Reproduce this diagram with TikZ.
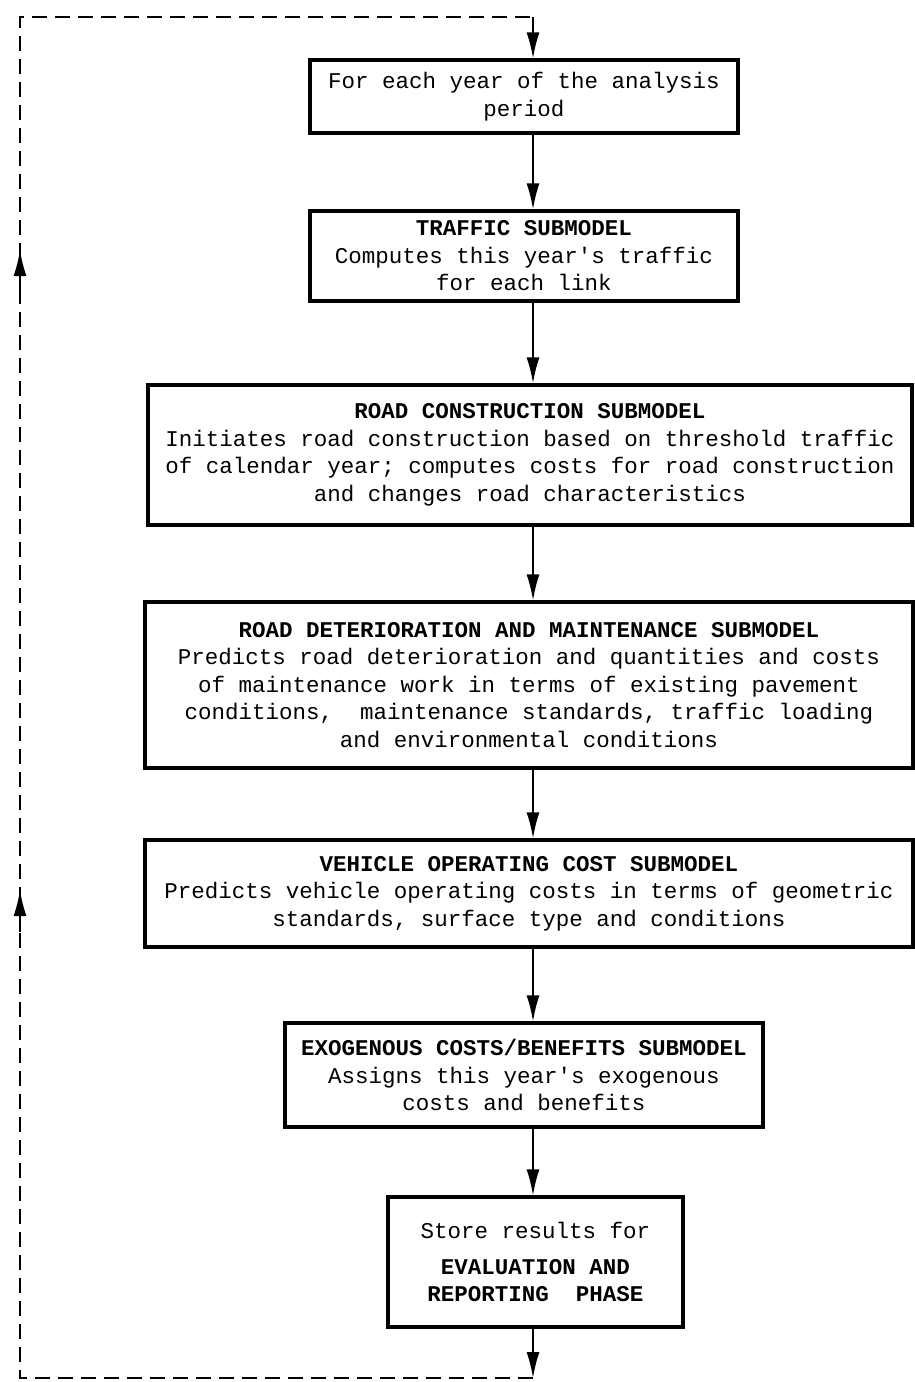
\documentclass[tikz,border=0pt]{standalone}
\usepackage{fontspec}
\newfontfamily\tw{Liberation Mono}
\usetikzlibrary{arrows.meta}
\begin{document}
\begin{tikzpicture}[x=1pt,y=-1pt,
  box/.style={draw, line width=3.2pt, align=center, inner sep=0pt,
    font=\tw\fontsize{22.5}{27.5}\selectfont},
  arr/.style={line width=1.8pt, -{Latex[length=26pt,width=13pt]}},
  loop/.style={line width=2.4pt, dash pattern=on 15pt off 8pt}]
\useasboundingbox (0,0) rectangle (915,1382);
\node[box, minimum width=428, minimum height=73] (b1) at (524,96.5)
  {For each year of the analysis\\period};
\node[box, minimum width=428, minimum height=90] (b2) at (524,256)
  {\textbf{TRAFFIC SUBMODEL}\\Computes this year's traffic\\for each link};
\node[box, minimum width=764, minimum height=140] (b3) at (530,455)
  {\textbf{ROAD CONSTRUCTION SUBMODEL}\\Initiates road construction based on threshold traffic\\of calendar year; computes costs for road construction\\and changes road characteristics};
\node[box, minimum width=768, minimum height=166] (b4) at (529,685)
  {\textbf{ROAD DETERIORATION AND MAINTENANCE SUBMODEL}\\Predicts road deterioration and quantities and costs\\of maintenance work in terms of existing pavement\\conditions,\ \ maintenance standards, traffic loading\\and environmental conditions};
\node[box, minimum width=768, minimum height=107] (b5) at (529,893.5)
  {\textbf{VEHICLE OPERATING COST SUBMODEL}\\Predicts vehicle operating costs in terms of geometric\\standards, surface type and conditions};
\node[box, minimum width=478, minimum height=104] (b6) at (524,1075)
  {\textbf{EXOGENOUS COSTS/BENEFITS SUBMODEL}\\Assigns this year's exogenous\\costs and benefits};
\node[box, minimum width=295, minimum height=130] (b7) at (535.5,1262)
  {Store results for\\[8pt]\textbf{EVALUATION AND}\\\textbf{REPORTING\ \ PHASE}};
\coordinate (bot) at (533,1378);
\coordinate (botL) at (20,1378);
\coordinate (topL) at (20,17);
\coordinate (top) at (533,17);
\draw[arr] (b1.south -| 533,0) -- (b2.north -| 533,0);
\draw[arr] (b2.south -| 533,0) -- (b3.north -| 533,0);
\draw[arr] (b3.south -| 533,0) -- (b4.north -| 533,0);
\draw[arr] (b4.south -| 533,0) -- (b5.north -| 533,0);
\draw[arr] (b5.south -| 533,0) -- (b6.north -| 533,0);
\draw[arr] (b6.south -| 533,0) -- (b7.north -| 533,0);
\draw[arr] (b7.south -| 533,0) -- (bot);
\draw[loop] (bot) -- (botL) -- (topL) -- (top);
\draw[arr] (top) -- (b1.north -| 533,0);
\draw[arr] (20,292) -- (20,250);
\draw[arr] (20,932) -- (20,890);
\end{tikzpicture}
\end{document}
--- --- ---
■ Task objective ■
Return each line from the material above exactly, but not the pictures.

■ Answer to the exercise ■
Reproduce this diagram with TikZ.
\documentclass[tikz,border=0pt]{standalone}
\usepackage{fontspec}
\newfontfamily\tw{Liberation Mono}
\usetikzlibrary{arrows.meta}
\begin{document}
\begin{tikzpicture}[x=1pt,y=-1pt,
  box/.style={draw, line width=3.2pt, align=center, inner sep=0pt,
    font=\tw\fontsize{22.5}{27.5}\selectfont},
  arr/.style={line width=1.8pt, -{Latex[length=26pt,width=13pt]}},
  loop/.style={line width=2.4pt, dash pattern=on 15pt off 8pt}]
\useasboundingbox (0,0) rectangle (915,1382);
\node[box, minimum width=428, minimum height=73] (b1) at (524,96.5)
  {For each year of the analysis\\period};
\node[box, minimum width=428, minimum height=90] (b2) at (524,256)
  {\textbf{TRAFFIC SUBMODEL}\\Computes this year's traffic\\for each link};
\node[box, minimum width=764, minimum height=140] (b3) at (530,455)
  {\textbf{ROAD CONSTRUCTION SUBMODEL}\\Initiates road construction based on threshold traffic\\of calendar year; computes costs for road construction\\and changes road characteristics};
\node[box, minimum width=768, minimum height=166] (b4) at (529,685)
  {\textbf{ROAD DETERIORATION AND MAINTENANCE SUBMODEL}\\Predicts road deterioration and quantities and costs\\of maintenance work in terms of existing pavement\\conditions,\ \ maintenance standards, traffic loading\\and environmental conditions};
\node[box, minimum width=768, minimum height=107] (b5) at (529,893.5)
  {\textbf{VEHICLE OPERATING COST SUBMODEL}\\Predicts vehicle operating costs in terms of geometric\\standards, surface type and conditions};
\node[box, minimum width=478, minimum height=104] (b6) at (524,1075)
  {\textbf{EXOGENOUS COSTS/BENEFITS SUBMODEL}\\Assigns this year's exogenous\\costs and benefits};
\node[box, minimum width=295, minimum height=130] (b7) at (535.5,1262)
  {Store results for\\[8pt]\textbf{EVALUATION AND}\\\textbf{REPORTING\ \ PHASE}};
\coordinate (bot) at (533,1378);
\coordinate (botL) at (20,1378);
\coordinate (topL) at (20,17);
\coordinate (top) at (533,17);
\draw[arr] (b1.south -| 533,0) -- (b2.north -| 533,0);
\draw[arr] (b2.south -| 533,0) -- (b3.north -| 533,0);
\draw[arr] (b3.south -| 533,0) -- (b4.north -| 533,0);
\draw[arr] (b4.south -| 533,0) -- (b5.north -| 533,0);
\draw[arr] (b5.south -| 533,0) -- (b6.north -| 533,0);
\draw[arr] (b6.south -| 533,0) -- (b7.north -| 533,0);
\draw[arr] (b7.south -| 533,0) -- (bot);
\draw[loop] (bot) -- (botL) -- (topL) -- (top);
\draw[arr] (top) -- (b1.north -| 533,0);
\draw[arr] (20,292) -- (20,250);
\draw[arr] (20,932) -- (20,890);
\end{tikzpicture}
\end{document}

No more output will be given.